**PROBLEM TO WORK ON:**
Return the whole listing, line for line, without the pictures in it.

**SOURCE DATA:**
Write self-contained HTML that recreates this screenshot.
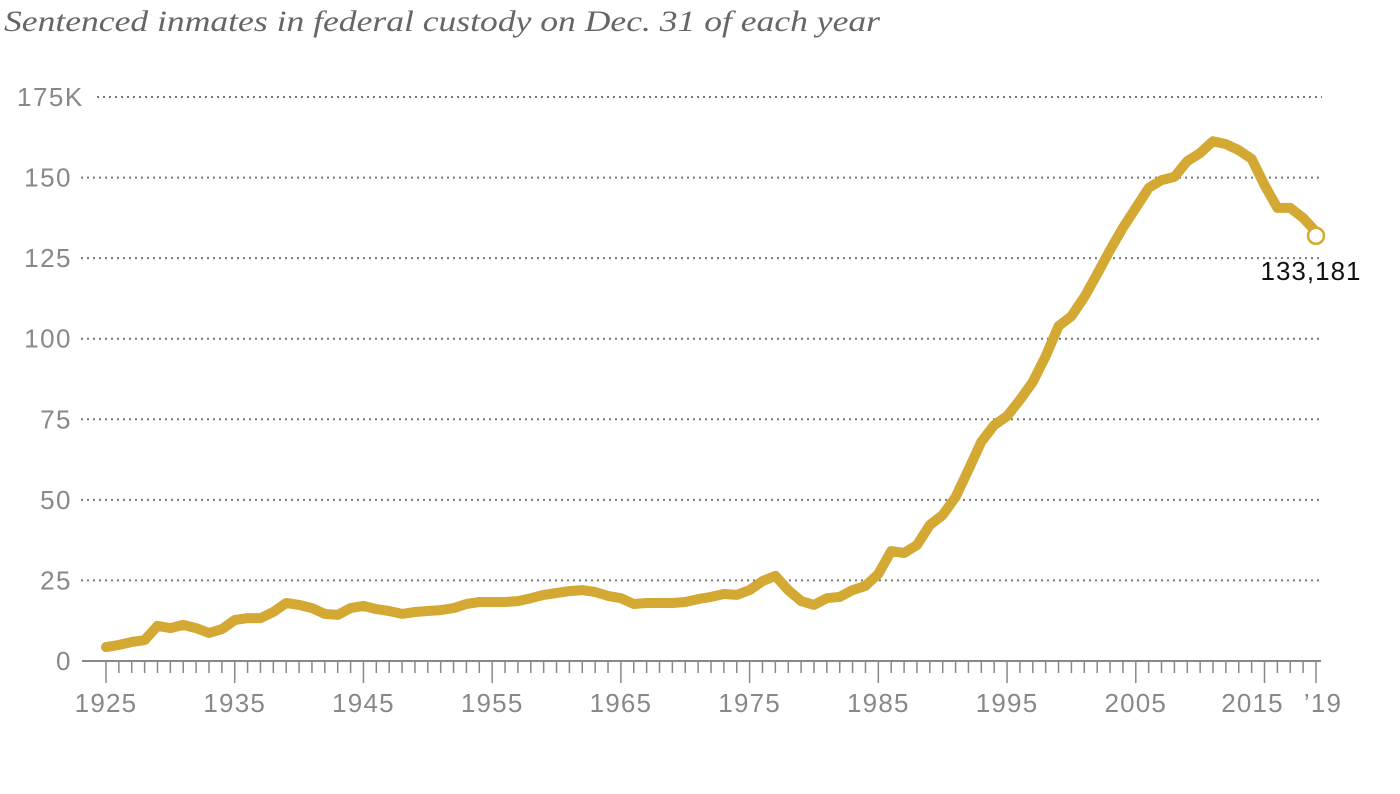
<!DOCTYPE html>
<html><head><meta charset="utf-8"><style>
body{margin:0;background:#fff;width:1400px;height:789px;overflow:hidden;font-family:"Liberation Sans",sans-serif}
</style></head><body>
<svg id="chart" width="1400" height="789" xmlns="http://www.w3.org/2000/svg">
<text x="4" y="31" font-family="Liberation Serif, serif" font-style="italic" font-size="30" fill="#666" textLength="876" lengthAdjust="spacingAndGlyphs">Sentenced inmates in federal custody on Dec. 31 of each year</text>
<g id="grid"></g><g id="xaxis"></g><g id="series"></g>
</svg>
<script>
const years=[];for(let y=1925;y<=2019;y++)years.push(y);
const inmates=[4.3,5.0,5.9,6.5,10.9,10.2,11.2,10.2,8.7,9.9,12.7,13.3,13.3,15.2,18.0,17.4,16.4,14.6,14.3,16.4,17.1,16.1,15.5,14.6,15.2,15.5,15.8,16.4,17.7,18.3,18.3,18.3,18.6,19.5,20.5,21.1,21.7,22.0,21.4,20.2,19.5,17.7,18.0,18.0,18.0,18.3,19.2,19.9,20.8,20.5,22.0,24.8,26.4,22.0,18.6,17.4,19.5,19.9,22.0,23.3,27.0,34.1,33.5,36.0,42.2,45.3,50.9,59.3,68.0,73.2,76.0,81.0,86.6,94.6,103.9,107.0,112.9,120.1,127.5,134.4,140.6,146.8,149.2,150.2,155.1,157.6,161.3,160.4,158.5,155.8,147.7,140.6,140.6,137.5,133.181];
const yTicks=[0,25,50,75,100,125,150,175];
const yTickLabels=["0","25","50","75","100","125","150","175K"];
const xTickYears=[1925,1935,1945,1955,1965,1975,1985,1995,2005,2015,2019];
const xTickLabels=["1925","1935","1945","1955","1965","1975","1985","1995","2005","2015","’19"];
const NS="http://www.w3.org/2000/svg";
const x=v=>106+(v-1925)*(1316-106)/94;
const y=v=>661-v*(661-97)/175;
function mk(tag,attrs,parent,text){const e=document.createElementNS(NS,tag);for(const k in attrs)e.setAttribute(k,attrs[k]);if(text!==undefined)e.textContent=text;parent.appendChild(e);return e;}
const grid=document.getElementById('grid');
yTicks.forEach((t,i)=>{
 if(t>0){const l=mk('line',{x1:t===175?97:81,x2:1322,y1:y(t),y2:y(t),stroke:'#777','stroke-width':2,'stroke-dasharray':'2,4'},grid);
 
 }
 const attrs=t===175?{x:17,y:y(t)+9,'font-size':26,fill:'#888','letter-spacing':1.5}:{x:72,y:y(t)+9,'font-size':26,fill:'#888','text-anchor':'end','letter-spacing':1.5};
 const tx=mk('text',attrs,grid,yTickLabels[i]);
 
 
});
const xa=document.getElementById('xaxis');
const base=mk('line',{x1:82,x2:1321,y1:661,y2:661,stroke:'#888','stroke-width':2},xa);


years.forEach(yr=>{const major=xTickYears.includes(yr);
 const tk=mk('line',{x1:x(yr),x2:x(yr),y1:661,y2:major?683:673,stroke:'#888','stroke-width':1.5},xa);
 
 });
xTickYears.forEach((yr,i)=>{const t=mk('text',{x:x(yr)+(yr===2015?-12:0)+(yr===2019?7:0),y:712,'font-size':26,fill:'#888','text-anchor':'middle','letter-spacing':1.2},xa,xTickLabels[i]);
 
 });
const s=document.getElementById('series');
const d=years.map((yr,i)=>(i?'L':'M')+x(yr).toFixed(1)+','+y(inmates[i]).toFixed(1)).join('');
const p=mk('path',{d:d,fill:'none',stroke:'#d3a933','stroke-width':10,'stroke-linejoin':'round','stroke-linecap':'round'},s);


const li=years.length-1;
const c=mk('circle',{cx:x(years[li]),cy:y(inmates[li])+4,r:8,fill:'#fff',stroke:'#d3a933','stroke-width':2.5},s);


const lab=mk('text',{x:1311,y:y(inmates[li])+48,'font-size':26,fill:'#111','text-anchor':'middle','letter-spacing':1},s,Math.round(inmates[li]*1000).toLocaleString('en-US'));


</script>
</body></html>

**RESPONSE TO THE EXERCISE:**
Write self-contained HTML that recreates this screenshot.
<!DOCTYPE html>
<html><head><meta charset="utf-8"><style>
body{margin:0;background:#fff;width:1400px;height:789px;overflow:hidden;font-family:"Liberation Sans",sans-serif}
</style></head><body>
<svg id="chart" width="1400" height="789" xmlns="http://www.w3.org/2000/svg">
<text x="4" y="31" font-family="Liberation Serif, serif" font-style="italic" font-size="30" fill="#666" textLength="876" lengthAdjust="spacingAndGlyphs">Sentenced inmates in federal custody on Dec. 31 of each year</text>
<g id="grid"></g><g id="xaxis"></g><g id="series"></g>
</svg>
<script>
const years=[];for(let y=1925;y<=2019;y++)years.push(y);
const inmates=[4.3,5.0,5.9,6.5,10.9,10.2,11.2,10.2,8.7,9.9,12.7,13.3,13.3,15.2,18.0,17.4,16.4,14.6,14.3,16.4,17.1,16.1,15.5,14.6,15.2,15.5,15.8,16.4,17.7,18.3,18.3,18.3,18.6,19.5,20.5,21.1,21.7,22.0,21.4,20.2,19.5,17.7,18.0,18.0,18.0,18.3,19.2,19.9,20.8,20.5,22.0,24.8,26.4,22.0,18.6,17.4,19.5,19.9,22.0,23.3,27.0,34.1,33.5,36.0,42.2,45.3,50.9,59.3,68.0,73.2,76.0,81.0,86.6,94.6,103.9,107.0,112.9,120.1,127.5,134.4,140.6,146.8,149.2,150.2,155.1,157.6,161.3,160.4,158.5,155.8,147.7,140.6,140.6,137.5,133.181];
const yTicks=[0,25,50,75,100,125,150,175];
const yTickLabels=["0","25","50","75","100","125","150","175K"];
const xTickYears=[1925,1935,1945,1955,1965,1975,1985,1995,2005,2015,2019];
const xTickLabels=["1925","1935","1945","1955","1965","1975","1985","1995","2005","2015","’19"];
const NS="http://www.w3.org/2000/svg";
const x=v=>106+(v-1925)*(1316-106)/94;
const y=v=>661-v*(661-97)/175;
function mk(tag,attrs,parent,text){const e=document.createElementNS(NS,tag);for(const k in attrs)e.setAttribute(k,attrs[k]);if(text!==undefined)e.textContent=text;parent.appendChild(e);return e;}
const grid=document.getElementById('grid');
yTicks.forEach((t,i)=>{
 if(t>0){const l=mk('line',{x1:t===175?97:81,x2:1322,y1:y(t),y2:y(t),stroke:'#777','stroke-width':2,'stroke-dasharray':'2,4'},grid);
 
 }
 const attrs=t===175?{x:17,y:y(t)+9,'font-size':26,fill:'#888','letter-spacing':1.5}:{x:72,y:y(t)+9,'font-size':26,fill:'#888','text-anchor':'end','letter-spacing':1.5};
 const tx=mk('text',attrs,grid,yTickLabels[i]);
 
 
});
const xa=document.getElementById('xaxis');
const base=mk('line',{x1:82,x2:1321,y1:661,y2:661,stroke:'#888','stroke-width':2},xa);


years.forEach(yr=>{const major=xTickYears.includes(yr);
 const tk=mk('line',{x1:x(yr),x2:x(yr),y1:661,y2:major?683:673,stroke:'#888','stroke-width':1.5},xa);
 
 });
xTickYears.forEach((yr,i)=>{const t=mk('text',{x:x(yr)+(yr===2015?-12:0)+(yr===2019?7:0),y:712,'font-size':26,fill:'#888','text-anchor':'middle','letter-spacing':1.2},xa,xTickLabels[i]);
 
 });
const s=document.getElementById('series');
const d=years.map((yr,i)=>(i?'L':'M')+x(yr).toFixed(1)+','+y(inmates[i]).toFixed(1)).join('');
const p=mk('path',{d:d,fill:'none',stroke:'#d3a933','stroke-width':10,'stroke-linejoin':'round','stroke-linecap':'round'},s);


const li=years.length-1;
const c=mk('circle',{cx:x(years[li]),cy:y(inmates[li])+4,r:8,fill:'#fff',stroke:'#d3a933','stroke-width':2.5},s);


const lab=mk('text',{x:1311,y:y(inmates[li])+48,'font-size':26,fill:'#111','text-anchor':'middle','letter-spacing':1},s,Math.round(inmates[li]*1000).toLocaleString('en-US'));


</script>
</body></html>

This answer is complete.